▸ STATED GOAL
Starting at the top of the listing, extract every line up to and including the one with "from matplotlib.lines import Line2D". Pictures stay out of the copy.

▸ DATA PROVIDED
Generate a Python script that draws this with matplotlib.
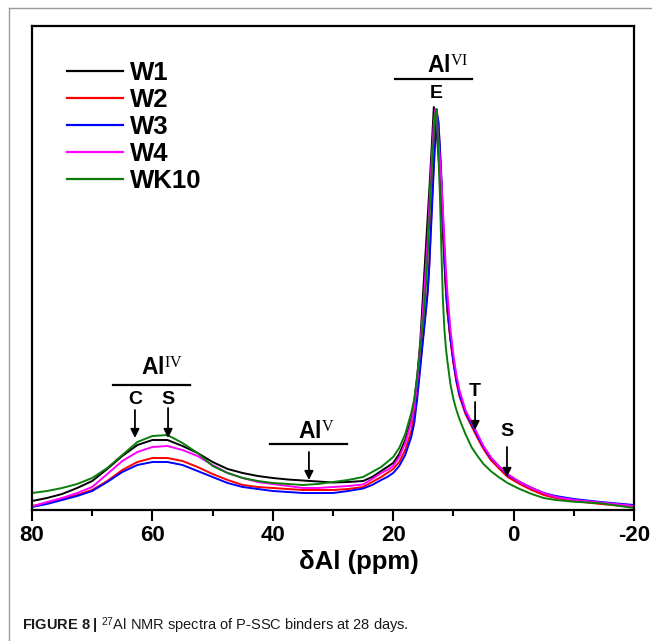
import matplotlib
matplotlib.use("Agg")
import matplotlib.pyplot as plt
from matplotlib import font_manager
from matplotlib.lines import Line2D

# ---------------------------------------------------------------- fonts
_names = {f.name for f in font_manager.fontManager.ttflist}
SANS = "Liberation Sans" if "Liberation Sans" in _names else "DejaVu Sans"
NARROW = "Liberation Sans Narrow" if "Liberation Sans Narrow" in _names else SANS
SERIF = "Liberation Serif" if "Liberation Serif" in _names else "DejaVu Serif"

plt.rcParams["font.family"] = [SANS, "DejaVu Sans"]
plt.rcParams["mathtext.fontset"] = "custom"
plt.rcParams["mathtext.it"] = SERIF          # roman numerals of the Al sites
plt.rcParams["mathtext.rm"] = NARROW
plt.rcParams["mathtext.bf"] = NARROW + ":bold"

# ---------------------------------------------------------------- data
# chemical shift (ppm) and 27Al NMR intensity (a.u.)
shift = [80, 77.5, 75, 72.5, 70, 67.5, 65, 62.5, 60, 57.5,
         55, 52.5, 50, 47.5, 45, 42.5, 40, 37.5, 35, 32.5,
         30, 27.5, 25, 23.5, 22, 21, 20, 19, 18, 17,
         16.5, 16, 15.5, 15, 14.5, 14.25, 14, 13.75, 13.5, 13.25,
         13, 12.75, 12.5, 12.25, 12, 11.75, 11.5, 11.25, 11, 10.5,
         10, 9.5, 9, 8, 7, 6, 5, 3.8, 2.5, 1,
         -1, -3, -5, -7, -10, -14.5, -20]

w1 = [10, 13, 17, 23, 30, 42, 55, 66, 71, 71,
      65, 58, 49, 42, 38, 35, 33, 31.5, 30.5, 29.5,
      28.5, 29, 30, 34, 40, 44, 48, 57, 71, 92,
      110, 135, 170, 221, 271, 296, 321, 348, 376, 404,
      392, 376, 357, 336, 310, 278, 248, 220, 200, 172,
      150, 132, 118, 99, 87, 75, 64, 53, 45, 36,
      29, 23, 18, 14, 11, 8.5, 4]
w2 = [5, 8, 12, 16, 21, 30, 41, 49, 53, 53,
      50, 44, 37, 31, 26, 24, 23, 22, 21, 21,
      21, 22, 24, 29, 34, 38, 42, 49, 61, 80,
      96, 118, 147, 176, 206, 222, 248, 284, 318, 350,
      378, 400, 388, 362, 330, 292, 258, 226, 203, 172,
      148, 129, 115, 97, 85, 73, 62, 51, 43, 34,
      27, 21, 16, 13, 10, 7, 4]
w3 = [4, 7, 11, 15, 20, 29, 39, 46, 49, 49,
      46, 40, 34, 28, 24, 22, 20, 19, 18, 18,
      18, 20, 22.5, 26, 31, 34, 38, 45, 56, 74,
      88, 113, 143, 174, 204, 220, 245, 278, 310, 343,
      372, 398, 390, 365, 334, 296, 260, 228, 205, 174,
      150, 131, 117, 99, 87, 75, 64, 53, 45, 36,
      29, 23, 18, 15, 12, 9, 6]
w4 = [4.5, 9, 13, 18, 24, 37, 50, 59, 64, 65,
      61, 55, 46, 38, 33, 29, 27, 25, 23, 23,
      24, 25, 26.5, 32, 38, 41, 45, 54, 68, 89,
      105, 130, 165, 205, 250, 275, 305, 335, 362, 388,
      402, 390, 372, 352, 330, 302, 272, 242, 218, 182,
      156, 136, 121, 101, 89, 77, 65, 54, 45, 37,
      29, 23, 18, 14, 11, 8.5, 5]
wk10 = [18, 20, 23, 27, 33, 43, 56, 69, 75, 76,
        68, 58, 45, 38, 33, 30, 28, 27, 26, 27,
        29, 31, 34, 39, 44, 49, 54, 63, 77, 98,
        112, 136, 163, 190, 230, 258, 290, 321, 350, 377,
        398, 402, 357, 318, 262, 212, 182, 163, 150, 127,
        112, 101, 92, 77, 64, 55, 47, 40, 34, 28,
        22, 17, 13, 11, 9.3, 7.7, 3]

series = ["W1", "W2", "W3", "W4", "WK10"]
values = [w1, w2, w3, w4, wk10]
colors = ["#000000", "#ff0000", "#0000ff", "#ff00ff", "#0a7d0a"]

x_ticks = [80, 60, 40, 20, 0, -20]
x_minor = [70, 50, 30, 10, -10]

# ---------------------------------------------------------------- figure
W, H = 652, 641
fig = plt.figure(figsize=(W / 100, H / 100), dpi=100)
ax = fig.add_axes([32 / W, 1 - 510 / H, (634 - 32) / W, (510 - 26) / H])

for name, y, c in zip(series, values, colors):
    ax.plot(shift, y, color=c, lw=1.4, label=name, solid_joinstyle="round")

ax.set_xlim(80, -20)
ax.set_ylim(1, 485)
ax.set_xticks(x_ticks)
ax.set_xticks(x_minor, minor=True)
ax.set_xticklabels([str(t) for t in x_ticks], fontsize=16, fontweight="bold")
ax.tick_params(axis="x", which="major", direction="out", length=8, width=1.5, pad=3)
ax.tick_params(axis="x", which="minor", direction="out", length=4, width=1.5)
ax.set_yticks([])
for s in ax.spines.values():
    s.set_linewidth(1.6)
ax.set_xlabel("δAl (ppm)", fontsize=18.5, fontweight="bold", labelpad=3, x=0.543)

leg = ax.legend(loc="upper left", bbox_to_anchor=(0.058, 0.928), frameon=False,
                prop={"size": 18.5, "weight": "bold"}, handlelength=2.2,
                handletextpad=0.27, labelspacing=0.12, borderaxespad=0,
                borderpad=0)
for h in leg.get_lines():
    h.set_linewidth(1.6)

# ---------------------------------------------------------------- site labels
lab = dict(fontsize=16.5, fontweight="bold", ha="center", va="baseline")
small = dict(fontsize=14, fontweight="bold", ha="center", va="center")
arrow = dict(arrowstyle="-|>", color="k", lw=1.3, mutation_scale=13,
             shrinkA=0, shrinkB=0)

# octahedral Al
ax.text(10.9, 437, r"Al$^{VI}$", **lab)
ax.plot([19.7, 6.9], [432, 432], color="k", lw=1.6)
ax.text(12.9, 418, "E", **small)

# tetrahedral Al
ax.text(58.4, 135, r"Al$^{IV}$", **lab)
ax.plot([66.5, 53.8], [126, 126], color="k", lw=1.6)
ax.text(62.9, 112, "C", **small)
ax.text(57.4, 112, "S", **small)
ax.annotate("", xy=(62.9, 73), xytext=(62.9, 101), arrowprops=arrow)
ax.annotate("", xy=(57.4, 73), xytext=(57.4, 103), arrowprops=arrow)

# pentahedral Al
ax.text(32.8, 72, r"Al$^{V}$", **lab)
ax.plot([40.5, 27.7], [67, 67], color="k", lw=1.6)
ax.annotate("", xy=(34.0, 31), xytext=(34.0, 59), arrowprops=arrow)

# shoulders of the octahedral peak
ax.text(6.4, 119, "T", **small)
ax.annotate("", xy=(6.4, 81), xytext=(6.4, 109), arrowprops=arrow)
ax.text(1.1, 79, "S", **small)
ax.annotate("", xy=(1.1, 34), xytext=(1.1, 64), arrowprops=arrow)

# ---------------------------------------------------------------- page frame + caption
fig.add_artist(Line2D([9 / W, 9 / W], [0, 1 - 8 / H], color="#9a9a9a", lw=1.0))
fig.add_artist(Line2D([9 / W, 1], [1 - 8 / H, 1 - 8 / H], color="#9a9a9a", lw=1.0))

fig.text(22 / W, 1 - 630 / H,
         r"$\mathbf{FIGURE\ 8\ |}$ $^{27}$Al NMR spectra of P-SSC binders at 28 days.",
         fontsize=10.5, family=[NARROW, "DejaVu Sans"], color="#1a1a1a",
         ha="left", va="baseline")

fig.savefig("out.png", dpi=100)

▸ SOLUTION TO THIS PROBLEM
Generate a Python script that draws this with matplotlib.
import matplotlib
matplotlib.use("Agg")
import matplotlib.pyplot as plt
from matplotlib import font_manager
from matplotlib.lines import Line2D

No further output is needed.